**EXERCISE PROMPT:** Exactly as they appear, output all of the records. Skip any images.
►
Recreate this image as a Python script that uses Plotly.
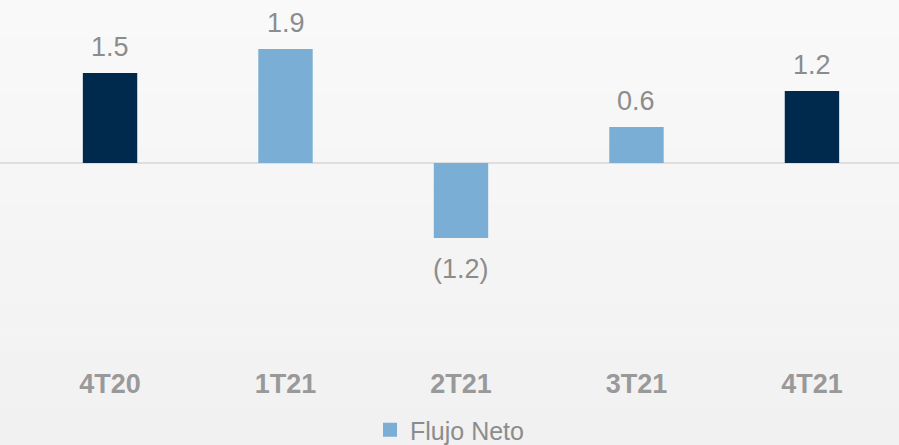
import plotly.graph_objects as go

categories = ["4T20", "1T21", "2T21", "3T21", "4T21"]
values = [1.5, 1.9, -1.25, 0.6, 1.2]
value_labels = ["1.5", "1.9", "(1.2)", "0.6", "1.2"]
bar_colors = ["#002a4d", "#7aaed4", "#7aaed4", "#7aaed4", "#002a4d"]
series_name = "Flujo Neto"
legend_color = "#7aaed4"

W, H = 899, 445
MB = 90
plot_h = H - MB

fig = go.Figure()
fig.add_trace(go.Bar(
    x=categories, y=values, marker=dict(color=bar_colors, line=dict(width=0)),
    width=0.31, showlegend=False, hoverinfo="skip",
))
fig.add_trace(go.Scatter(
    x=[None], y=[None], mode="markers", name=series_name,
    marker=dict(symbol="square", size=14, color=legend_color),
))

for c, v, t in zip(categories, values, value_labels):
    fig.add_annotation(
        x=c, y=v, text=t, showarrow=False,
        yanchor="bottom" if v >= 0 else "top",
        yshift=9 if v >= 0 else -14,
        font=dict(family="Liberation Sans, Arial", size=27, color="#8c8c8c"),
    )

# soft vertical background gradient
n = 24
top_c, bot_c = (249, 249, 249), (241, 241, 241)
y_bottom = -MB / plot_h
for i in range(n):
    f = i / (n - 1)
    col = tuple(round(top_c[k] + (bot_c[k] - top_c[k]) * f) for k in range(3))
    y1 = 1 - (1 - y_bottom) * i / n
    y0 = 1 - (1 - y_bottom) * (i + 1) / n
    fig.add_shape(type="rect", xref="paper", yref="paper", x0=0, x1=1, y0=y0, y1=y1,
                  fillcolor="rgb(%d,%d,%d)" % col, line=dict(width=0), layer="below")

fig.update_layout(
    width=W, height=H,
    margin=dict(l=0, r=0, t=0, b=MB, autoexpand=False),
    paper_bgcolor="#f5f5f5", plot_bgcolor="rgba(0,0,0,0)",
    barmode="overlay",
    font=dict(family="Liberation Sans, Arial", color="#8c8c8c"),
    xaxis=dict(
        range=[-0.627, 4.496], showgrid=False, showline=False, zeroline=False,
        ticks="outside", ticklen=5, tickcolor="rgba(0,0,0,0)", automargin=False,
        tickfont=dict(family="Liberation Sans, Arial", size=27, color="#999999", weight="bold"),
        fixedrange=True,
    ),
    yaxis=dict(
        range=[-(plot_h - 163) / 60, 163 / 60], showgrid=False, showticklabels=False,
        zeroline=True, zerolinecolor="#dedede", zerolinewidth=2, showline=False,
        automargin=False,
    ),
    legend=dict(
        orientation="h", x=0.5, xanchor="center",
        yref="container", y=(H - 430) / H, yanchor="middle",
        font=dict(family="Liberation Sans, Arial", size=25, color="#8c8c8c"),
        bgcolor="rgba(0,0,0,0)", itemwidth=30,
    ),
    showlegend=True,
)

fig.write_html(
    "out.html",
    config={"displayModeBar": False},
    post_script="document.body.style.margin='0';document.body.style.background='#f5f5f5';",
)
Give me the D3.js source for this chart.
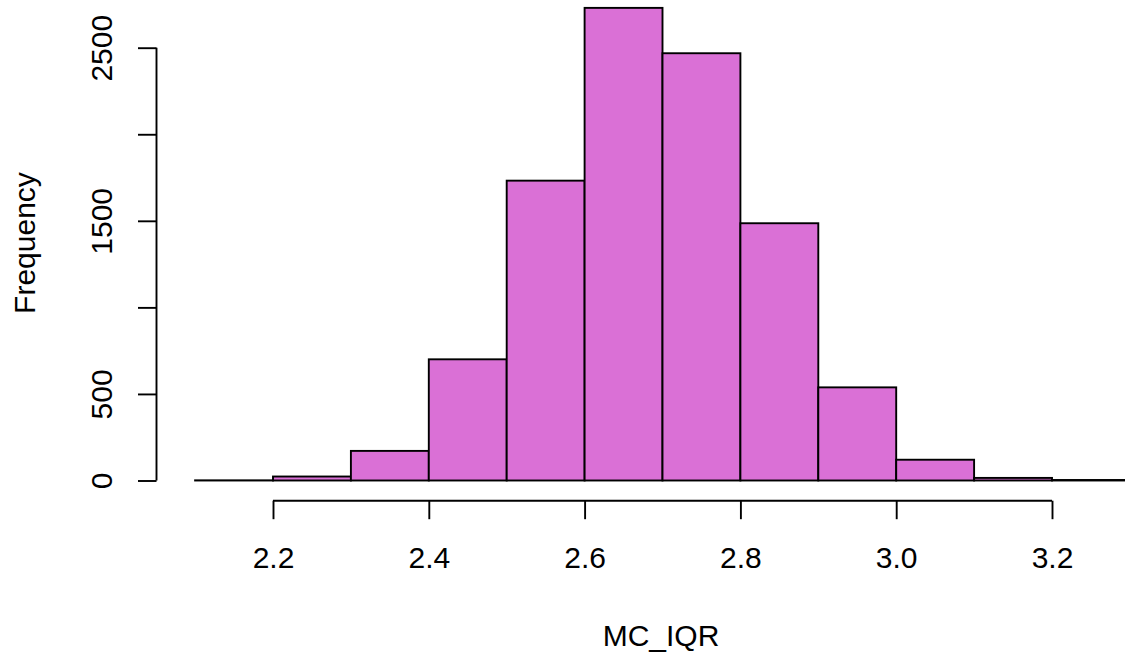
◄
**FINAL RESULT:**
Recreate this image as a Python script that uses Plotly.
import plotly.graph_objects as go

categories = ["4T20", "1T21", "2T21", "3T21", "4T21"]
values = [1.5, 1.9, -1.25, 0.6, 1.2]
value_labels = ["1.5", "1.9", "(1.2)", "0.6", "1.2"]
bar_colors = ["#002a4d", "#7aaed4", "#7aaed4", "#7aaed4", "#002a4d"]
series_name = "Flujo Neto"
legend_color = "#7aaed4"

W, H = 899, 445
MB = 90
plot_h = H - MB

fig = go.Figure()
fig.add_trace(go.Bar(
    x=categories, y=values, marker=dict(color=bar_colors, line=dict(width=0)),
    width=0.31, showlegend=False, hoverinfo="skip",
))
fig.add_trace(go.Scatter(
    x=[None], y=[None], mode="markers", name=series_name,
    marker=dict(symbol="square", size=14, color=legend_color),
))

for c, v, t in zip(categories, values, value_labels):
    fig.add_annotation(
        x=c, y=v, text=t, showarrow=False,
        yanchor="bottom" if v >= 0 else "top",
        yshift=9 if v >= 0 else -14,
        font=dict(family="Liberation Sans, Arial", size=27, color="#8c8c8c"),
    )

# soft vertical background gradient
n = 24
top_c, bot_c = (249, 249, 249), (241, 241, 241)
y_bottom = -MB / plot_h
for i in range(n):
    f = i / (n - 1)
    col = tuple(round(top_c[k] + (bot_c[k] - top_c[k]) * f) for k in range(3))
    y1 = 1 - (1 - y_bottom) * i / n
    y0 = 1 - (1 - y_bottom) * (i + 1) / n
    fig.add_shape(type="rect", xref="paper", yref="paper", x0=0, x1=1, y0=y0, y1=y1,
                  fillcolor="rgb(%d,%d,%d)" % col, line=dict(width=0), layer="below")

fig.update_layout(
    width=W, height=H,
    margin=dict(l=0, r=0, t=0, b=MB, autoexpand=False),
    paper_bgcolor="#f5f5f5", plot_bgcolor="rgba(0,0,0,0)",
    barmode="overlay",
    font=dict(family="Liberation Sans, Arial", color="#8c8c8c"),
    xaxis=dict(
        range=[-0.627, 4.496], showgrid=False, showline=False, zeroline=False,
        ticks="outside", ticklen=5, tickcolor="rgba(0,0,0,0)", automargin=False,
        tickfont=dict(family="Liberation Sans, Arial", size=27, color="#999999", weight="bold"),
        fixedrange=True,
    ),
    yaxis=dict(
        range=[-(plot_h - 163) / 60, 163 / 60], showgrid=False, showticklabels=False,
        zeroline=True, zerolinecolor="#dedede", zerolinewidth=2, showline=False,
        automargin=False,
    ),
    legend=dict(
        orientation="h", x=0.5, xanchor="center",
        yref="container", y=(H - 430) / H, yanchor="middle",
        font=dict(family="Liberation Sans, Arial", size=25, color="#8c8c8c"),
        bgcolor="rgba(0,0,0,0)", itemwidth=30,
    ),
    showlegend=True,
)

fig.write_html(
    "out.html",
    config={"displayModeBar": False},
    post_script="document.body.style.margin='0';document.body.style.background='#f5f5f5';",
)
Give me the D3.js source for this chart.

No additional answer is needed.